Galasso paused and fixed him with a surley stare. "Water is a solvent. Loosely speaking, if given enough time it can dissolve a battleship. Oilcloth is simply a piece of fabric that has been chemically treated, generally on one side only. Therefore, it is perishable."

Dismissing Moon, Galasso went back to his work.

When he was satisfied that the plastic was correctly positioned under the packet, he began slipping it out a few millimeters at a time, until at last the still dripping, shapeless thing lay exposed and vulnerable for the first time in seventy-five years.

They stood there in hushed silence. Even Galasso seemed caught up in the awesome moment; he could think of nothing to say. Moon began to tremble and he clamped his hands on a sink for support.

Sandecker pulled at his beard while Pitt sipped at his fourth cup of black coffee.

Wordlessly, Galasso began concentrating on un peeling the wrapping. First he gently patted a paper towel against the surface until it was dry. Then he examined it from every angle, like a diamond cutter contemplating the impact point on a fifty-carat gem, probing here and there with a tiny marking pen.

At last he started the unveiling. With agonizing slowness he doggedly unraveled the brittle cloth. After what seemed an eternity to the men pacing the floor, Galasso came to the final layer. He paused to wipe the perspiration that was glistening on his face, and to flex his numbed fingers.
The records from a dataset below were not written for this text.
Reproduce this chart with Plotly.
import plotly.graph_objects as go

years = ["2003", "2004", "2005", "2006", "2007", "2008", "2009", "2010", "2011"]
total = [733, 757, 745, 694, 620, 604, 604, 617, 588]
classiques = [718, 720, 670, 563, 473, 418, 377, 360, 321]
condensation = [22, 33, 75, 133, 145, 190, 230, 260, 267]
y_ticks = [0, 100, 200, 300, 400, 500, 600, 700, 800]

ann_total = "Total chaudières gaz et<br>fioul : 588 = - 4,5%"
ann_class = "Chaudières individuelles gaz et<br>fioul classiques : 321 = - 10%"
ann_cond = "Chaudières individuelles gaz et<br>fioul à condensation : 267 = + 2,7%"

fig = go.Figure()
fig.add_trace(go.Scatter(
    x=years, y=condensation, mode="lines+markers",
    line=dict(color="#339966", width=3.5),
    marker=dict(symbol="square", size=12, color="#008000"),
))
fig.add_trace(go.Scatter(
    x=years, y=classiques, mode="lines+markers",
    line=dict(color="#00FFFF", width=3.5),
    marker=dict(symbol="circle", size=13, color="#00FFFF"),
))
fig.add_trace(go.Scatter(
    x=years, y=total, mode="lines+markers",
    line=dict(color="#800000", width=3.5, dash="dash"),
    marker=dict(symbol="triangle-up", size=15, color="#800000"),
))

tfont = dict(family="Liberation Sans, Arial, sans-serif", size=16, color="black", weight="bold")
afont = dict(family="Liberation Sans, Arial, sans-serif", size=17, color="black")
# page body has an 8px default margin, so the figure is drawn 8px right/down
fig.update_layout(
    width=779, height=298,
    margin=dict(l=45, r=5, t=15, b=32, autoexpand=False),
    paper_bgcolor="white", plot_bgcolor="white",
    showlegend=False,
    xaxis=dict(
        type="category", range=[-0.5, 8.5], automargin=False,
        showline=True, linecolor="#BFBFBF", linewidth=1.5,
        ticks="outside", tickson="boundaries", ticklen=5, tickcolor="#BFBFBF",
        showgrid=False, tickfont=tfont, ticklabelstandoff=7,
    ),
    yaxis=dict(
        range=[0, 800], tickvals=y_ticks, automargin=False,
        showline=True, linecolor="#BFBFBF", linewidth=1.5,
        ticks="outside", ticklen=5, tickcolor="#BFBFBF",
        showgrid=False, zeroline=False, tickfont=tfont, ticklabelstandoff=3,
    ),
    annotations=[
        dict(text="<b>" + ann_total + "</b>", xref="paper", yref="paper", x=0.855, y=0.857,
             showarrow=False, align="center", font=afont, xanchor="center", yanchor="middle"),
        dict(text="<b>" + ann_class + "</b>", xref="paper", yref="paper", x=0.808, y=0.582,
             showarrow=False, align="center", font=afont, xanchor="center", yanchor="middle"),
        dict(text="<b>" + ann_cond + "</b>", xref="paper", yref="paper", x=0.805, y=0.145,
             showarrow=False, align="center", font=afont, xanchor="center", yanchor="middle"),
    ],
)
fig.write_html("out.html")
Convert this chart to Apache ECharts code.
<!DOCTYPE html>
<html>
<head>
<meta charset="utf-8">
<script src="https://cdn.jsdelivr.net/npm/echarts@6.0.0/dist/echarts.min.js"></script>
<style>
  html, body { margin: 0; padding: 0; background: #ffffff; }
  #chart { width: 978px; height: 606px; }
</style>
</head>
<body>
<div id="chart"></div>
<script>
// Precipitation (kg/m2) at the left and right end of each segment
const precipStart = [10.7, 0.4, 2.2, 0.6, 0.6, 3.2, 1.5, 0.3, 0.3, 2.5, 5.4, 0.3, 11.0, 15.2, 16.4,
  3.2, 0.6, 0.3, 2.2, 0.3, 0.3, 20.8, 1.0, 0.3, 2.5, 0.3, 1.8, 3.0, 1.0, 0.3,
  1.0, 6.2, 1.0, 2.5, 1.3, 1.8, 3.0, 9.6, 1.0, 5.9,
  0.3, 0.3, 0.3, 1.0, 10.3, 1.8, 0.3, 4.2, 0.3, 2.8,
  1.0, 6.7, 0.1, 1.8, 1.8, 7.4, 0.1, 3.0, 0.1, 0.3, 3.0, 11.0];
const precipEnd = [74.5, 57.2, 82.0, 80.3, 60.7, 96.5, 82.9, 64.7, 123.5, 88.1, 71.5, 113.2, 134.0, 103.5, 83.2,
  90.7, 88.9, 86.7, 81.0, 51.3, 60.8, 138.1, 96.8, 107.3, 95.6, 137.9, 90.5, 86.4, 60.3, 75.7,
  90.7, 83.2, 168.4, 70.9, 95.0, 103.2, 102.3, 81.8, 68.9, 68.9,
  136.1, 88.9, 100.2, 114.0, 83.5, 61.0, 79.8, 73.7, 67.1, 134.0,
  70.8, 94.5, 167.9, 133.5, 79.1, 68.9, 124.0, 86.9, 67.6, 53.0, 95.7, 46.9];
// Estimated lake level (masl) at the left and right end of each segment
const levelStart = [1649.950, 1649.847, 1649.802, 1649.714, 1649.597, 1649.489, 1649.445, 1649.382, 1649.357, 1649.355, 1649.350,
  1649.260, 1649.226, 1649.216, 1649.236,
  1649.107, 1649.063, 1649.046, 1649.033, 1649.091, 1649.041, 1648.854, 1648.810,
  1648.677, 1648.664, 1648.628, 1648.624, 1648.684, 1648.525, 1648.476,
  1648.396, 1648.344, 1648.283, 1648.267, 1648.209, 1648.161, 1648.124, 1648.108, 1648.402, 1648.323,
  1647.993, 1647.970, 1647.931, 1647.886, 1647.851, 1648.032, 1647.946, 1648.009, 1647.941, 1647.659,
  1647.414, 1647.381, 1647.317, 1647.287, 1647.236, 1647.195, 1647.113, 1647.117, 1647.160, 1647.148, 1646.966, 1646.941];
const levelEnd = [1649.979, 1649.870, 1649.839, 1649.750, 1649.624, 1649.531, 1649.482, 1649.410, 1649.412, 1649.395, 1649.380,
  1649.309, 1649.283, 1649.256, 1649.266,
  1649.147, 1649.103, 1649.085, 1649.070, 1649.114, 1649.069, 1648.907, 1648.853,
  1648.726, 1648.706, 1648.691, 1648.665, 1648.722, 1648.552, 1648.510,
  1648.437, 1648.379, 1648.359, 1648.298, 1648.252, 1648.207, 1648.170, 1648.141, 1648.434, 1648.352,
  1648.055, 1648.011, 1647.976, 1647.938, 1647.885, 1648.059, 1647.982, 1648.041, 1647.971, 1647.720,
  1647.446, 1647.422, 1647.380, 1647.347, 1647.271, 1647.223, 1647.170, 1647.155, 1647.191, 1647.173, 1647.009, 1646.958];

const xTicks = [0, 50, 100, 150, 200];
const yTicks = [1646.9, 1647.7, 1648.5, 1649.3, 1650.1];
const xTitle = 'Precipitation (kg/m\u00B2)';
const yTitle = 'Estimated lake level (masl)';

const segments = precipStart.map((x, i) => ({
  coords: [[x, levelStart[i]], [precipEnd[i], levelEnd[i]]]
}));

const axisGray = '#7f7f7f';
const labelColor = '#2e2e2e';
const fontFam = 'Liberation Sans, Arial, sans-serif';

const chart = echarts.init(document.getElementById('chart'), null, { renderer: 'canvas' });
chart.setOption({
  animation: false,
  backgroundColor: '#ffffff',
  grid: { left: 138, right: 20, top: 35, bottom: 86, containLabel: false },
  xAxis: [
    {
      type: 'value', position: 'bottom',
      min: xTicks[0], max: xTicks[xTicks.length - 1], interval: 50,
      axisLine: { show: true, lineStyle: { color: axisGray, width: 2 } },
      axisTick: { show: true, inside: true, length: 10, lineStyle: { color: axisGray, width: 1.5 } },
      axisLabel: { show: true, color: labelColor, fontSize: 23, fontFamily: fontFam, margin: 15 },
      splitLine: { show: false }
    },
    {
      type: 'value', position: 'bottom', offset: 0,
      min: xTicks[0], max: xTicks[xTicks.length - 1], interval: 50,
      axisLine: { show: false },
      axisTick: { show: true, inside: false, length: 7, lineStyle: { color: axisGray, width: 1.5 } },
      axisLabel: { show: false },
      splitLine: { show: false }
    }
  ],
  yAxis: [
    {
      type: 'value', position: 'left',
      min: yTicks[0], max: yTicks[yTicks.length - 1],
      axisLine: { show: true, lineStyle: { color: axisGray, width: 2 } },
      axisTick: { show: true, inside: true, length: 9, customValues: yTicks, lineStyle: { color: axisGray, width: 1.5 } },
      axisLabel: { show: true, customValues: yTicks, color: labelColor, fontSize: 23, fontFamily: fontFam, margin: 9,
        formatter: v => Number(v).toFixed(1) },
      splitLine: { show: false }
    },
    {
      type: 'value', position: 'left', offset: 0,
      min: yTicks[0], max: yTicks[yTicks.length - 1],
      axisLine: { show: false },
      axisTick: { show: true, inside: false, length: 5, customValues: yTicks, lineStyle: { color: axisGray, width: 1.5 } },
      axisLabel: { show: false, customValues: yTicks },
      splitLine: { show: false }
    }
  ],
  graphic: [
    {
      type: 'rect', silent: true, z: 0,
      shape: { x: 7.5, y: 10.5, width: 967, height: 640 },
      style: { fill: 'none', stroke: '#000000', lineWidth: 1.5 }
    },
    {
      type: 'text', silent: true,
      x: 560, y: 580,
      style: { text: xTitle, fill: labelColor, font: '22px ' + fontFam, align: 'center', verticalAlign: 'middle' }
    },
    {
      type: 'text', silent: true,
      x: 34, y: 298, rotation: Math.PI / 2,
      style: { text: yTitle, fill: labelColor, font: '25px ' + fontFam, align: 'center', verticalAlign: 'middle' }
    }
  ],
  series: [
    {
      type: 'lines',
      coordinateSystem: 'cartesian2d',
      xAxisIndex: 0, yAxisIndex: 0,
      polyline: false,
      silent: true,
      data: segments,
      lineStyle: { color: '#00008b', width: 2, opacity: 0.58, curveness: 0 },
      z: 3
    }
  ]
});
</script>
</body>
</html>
Then he was ready to continue.

"The moment of truth," he said pontifically.

Moon picked up a nearby telephone and established a direct line to the President. Sandecker moved in closer and peered intently over Galasso's shoulder. Pitt's features were expressionless, cold and strangely remote.

The thin, fragile flap was lifted cautiously by degrees and laid back.

They had dared to confront the impossible and their only reward was disillusionment, followed by a crushing bitterness.

The indifferent river had seeped into the oilcloth and turned the British copy of the North American Treaty into a paste like unreadable mush.

Part V

THE MANHATTAN LIMITED

MAY 1989

QUEBEC, CANADA

The roar of the jet engines diminished soon after the Boeing 757 lifted

from the runway of the Quebec airport. When the no smoking sign blinked out, Heidi loosened her seat belt, readjusted the leg that was encased in an ankle-to-thigh cast to a comfortable position and looked out the window.

Below, the long ribbon that was the St. Lawrence sparkled in the sun and then fell away behind as the plane curved south toward New York.

Her thoughts wandered over the events of the past several days in a kaleidoscope of blurred images.

The shock and the pain that followed the explosion beneath the Ocean Venturer. The considerate attention of the surgeon and sailors on board the Phoenix-her leg-cast carried more drawings than a tattoo parlor sample book. The doctors and nurses in the Rimouski hospital where they had treated a dislocated shoulder, and laughed good-heartedly at her sorry attempts to speak French. They all seemed like distant figures out of a dream, and she felt saddened at knowing she might never see them again.

She did not notice a man slide into the aisle seat beside her until he touched her arm.

"Hello, Heidi."

She looked into the face of Brian Shaw and was too startled to speak.

"I know what you must think," he said softly, "but I had to talk to you."

Heidi's initial surprise quickly turned to scorn. "What hole did you crawl from?"

He could see her face flush with anger. "I can't deny it was a cold, calculated seduction. For that, I'm sorry."

"All in the line of duty," she said sarcastically. "Bedding down a woman to extract information and then using it to murder twelve innocent men. In my book, Mr. Shaw, you stink."

He was silent for a moment. American women, he mused, have an entirely different way of expressing themselves from that of British women. "A regrettable and completely senseless tragedy," he said. "I want you, and especially Dirk Pitt, to know I was not responsible for what happened."